* [THE PROBLEM]: Starting at the line containing "What Chart.js code", copy each line exactly, ending with the line containing "const yStep = 5;". Leave out everything else.

* [PROVIDED ENTRIES]:
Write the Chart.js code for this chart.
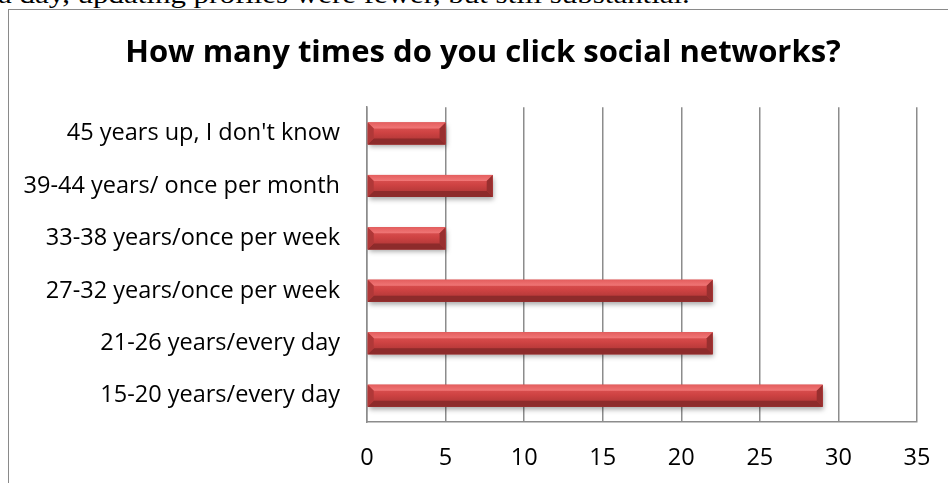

* * *

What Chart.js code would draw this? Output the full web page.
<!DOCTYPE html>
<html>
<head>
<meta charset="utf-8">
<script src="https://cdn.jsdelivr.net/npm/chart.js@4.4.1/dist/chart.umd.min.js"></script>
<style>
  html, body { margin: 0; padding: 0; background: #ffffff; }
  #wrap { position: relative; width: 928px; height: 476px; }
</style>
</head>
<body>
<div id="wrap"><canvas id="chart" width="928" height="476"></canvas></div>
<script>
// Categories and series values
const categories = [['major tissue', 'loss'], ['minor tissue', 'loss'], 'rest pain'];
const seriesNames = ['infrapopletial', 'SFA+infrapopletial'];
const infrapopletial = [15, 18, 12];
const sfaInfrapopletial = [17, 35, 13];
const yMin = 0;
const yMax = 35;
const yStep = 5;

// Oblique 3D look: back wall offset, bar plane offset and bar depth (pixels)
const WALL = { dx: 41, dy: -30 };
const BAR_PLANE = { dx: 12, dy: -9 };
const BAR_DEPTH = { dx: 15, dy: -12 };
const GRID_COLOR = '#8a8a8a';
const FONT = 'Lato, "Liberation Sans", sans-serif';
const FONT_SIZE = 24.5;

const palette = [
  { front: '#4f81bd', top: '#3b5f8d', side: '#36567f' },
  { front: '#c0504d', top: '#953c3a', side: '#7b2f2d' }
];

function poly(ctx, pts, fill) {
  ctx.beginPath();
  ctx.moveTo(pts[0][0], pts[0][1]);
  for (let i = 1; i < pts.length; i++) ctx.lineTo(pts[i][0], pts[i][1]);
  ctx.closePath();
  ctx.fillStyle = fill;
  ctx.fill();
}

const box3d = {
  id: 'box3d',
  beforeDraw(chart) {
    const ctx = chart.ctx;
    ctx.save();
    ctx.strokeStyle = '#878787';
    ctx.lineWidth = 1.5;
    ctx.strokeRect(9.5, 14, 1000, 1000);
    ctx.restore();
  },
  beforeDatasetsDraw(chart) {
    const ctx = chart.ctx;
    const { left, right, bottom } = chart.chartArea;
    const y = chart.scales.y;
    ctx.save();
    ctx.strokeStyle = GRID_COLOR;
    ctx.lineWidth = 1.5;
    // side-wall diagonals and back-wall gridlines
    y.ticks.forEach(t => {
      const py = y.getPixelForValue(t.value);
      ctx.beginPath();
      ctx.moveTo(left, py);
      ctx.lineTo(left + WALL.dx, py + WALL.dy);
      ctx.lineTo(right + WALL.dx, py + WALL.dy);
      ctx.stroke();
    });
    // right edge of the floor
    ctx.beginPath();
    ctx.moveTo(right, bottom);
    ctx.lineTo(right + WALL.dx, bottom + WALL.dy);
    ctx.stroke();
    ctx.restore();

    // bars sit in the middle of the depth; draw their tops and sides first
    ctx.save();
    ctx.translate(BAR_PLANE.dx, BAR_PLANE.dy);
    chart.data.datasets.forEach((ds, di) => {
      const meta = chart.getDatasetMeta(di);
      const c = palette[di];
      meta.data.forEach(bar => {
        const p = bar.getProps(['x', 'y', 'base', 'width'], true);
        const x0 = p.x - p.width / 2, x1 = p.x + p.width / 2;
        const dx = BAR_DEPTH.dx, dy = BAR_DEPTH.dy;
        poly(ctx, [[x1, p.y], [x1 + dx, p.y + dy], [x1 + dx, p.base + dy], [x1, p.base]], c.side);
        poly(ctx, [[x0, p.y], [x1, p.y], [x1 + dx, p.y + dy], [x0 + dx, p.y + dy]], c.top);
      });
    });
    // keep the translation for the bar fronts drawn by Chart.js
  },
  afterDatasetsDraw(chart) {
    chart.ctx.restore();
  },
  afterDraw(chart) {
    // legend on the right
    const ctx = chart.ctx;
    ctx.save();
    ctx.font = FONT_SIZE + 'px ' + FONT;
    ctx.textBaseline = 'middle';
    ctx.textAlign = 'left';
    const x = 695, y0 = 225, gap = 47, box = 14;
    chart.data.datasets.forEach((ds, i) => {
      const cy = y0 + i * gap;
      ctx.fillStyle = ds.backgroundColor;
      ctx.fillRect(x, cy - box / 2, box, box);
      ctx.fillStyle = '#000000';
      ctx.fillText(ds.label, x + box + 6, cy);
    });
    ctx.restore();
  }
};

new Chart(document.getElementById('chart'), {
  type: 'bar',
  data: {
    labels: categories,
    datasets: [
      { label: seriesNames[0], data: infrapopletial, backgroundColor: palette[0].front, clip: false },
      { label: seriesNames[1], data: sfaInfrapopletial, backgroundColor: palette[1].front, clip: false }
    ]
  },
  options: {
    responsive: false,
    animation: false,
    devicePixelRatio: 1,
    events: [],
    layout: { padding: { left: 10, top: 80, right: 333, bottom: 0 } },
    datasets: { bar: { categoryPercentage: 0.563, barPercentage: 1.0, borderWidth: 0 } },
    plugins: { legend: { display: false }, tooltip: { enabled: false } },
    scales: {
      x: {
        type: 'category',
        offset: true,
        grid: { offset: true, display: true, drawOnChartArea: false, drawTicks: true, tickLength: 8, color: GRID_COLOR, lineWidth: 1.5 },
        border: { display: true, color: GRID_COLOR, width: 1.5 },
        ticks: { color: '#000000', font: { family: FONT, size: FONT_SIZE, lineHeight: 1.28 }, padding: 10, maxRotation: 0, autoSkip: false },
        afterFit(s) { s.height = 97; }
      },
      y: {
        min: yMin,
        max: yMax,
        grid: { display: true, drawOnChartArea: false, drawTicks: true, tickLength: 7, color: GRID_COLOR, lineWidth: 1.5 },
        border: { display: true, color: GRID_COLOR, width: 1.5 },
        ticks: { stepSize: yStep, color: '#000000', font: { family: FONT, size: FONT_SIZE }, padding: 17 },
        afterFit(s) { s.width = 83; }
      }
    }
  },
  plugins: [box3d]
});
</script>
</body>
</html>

* [OUTPUT FOR THIS TASK]:
What Chart.js code would draw this? Output the full web page.
<!DOCTYPE html>
<html>
<head>
<meta charset="utf-8">
<script src="https://cdn.jsdelivr.net/npm/chart.js@4.4.1/dist/chart.umd.min.js"></script>
<style>
  html, body { margin: 0; padding: 0; background: #ffffff; }
  #wrap { position: relative; width: 928px; height: 476px; }
</style>
</head>
<body>
<div id="wrap"><canvas id="chart" width="928" height="476"></canvas></div>
<script>
// Categories and series values
const categories = [['major tissue', 'loss'], ['minor tissue', 'loss'], 'rest pain'];
const seriesNames = ['infrapopletial', 'SFA+infrapopletial'];
const infrapopletial = [15, 18, 12];
const sfaInfrapopletial = [17, 35, 13];
const yMin = 0;
const yMax = 35;
const yStep = 5;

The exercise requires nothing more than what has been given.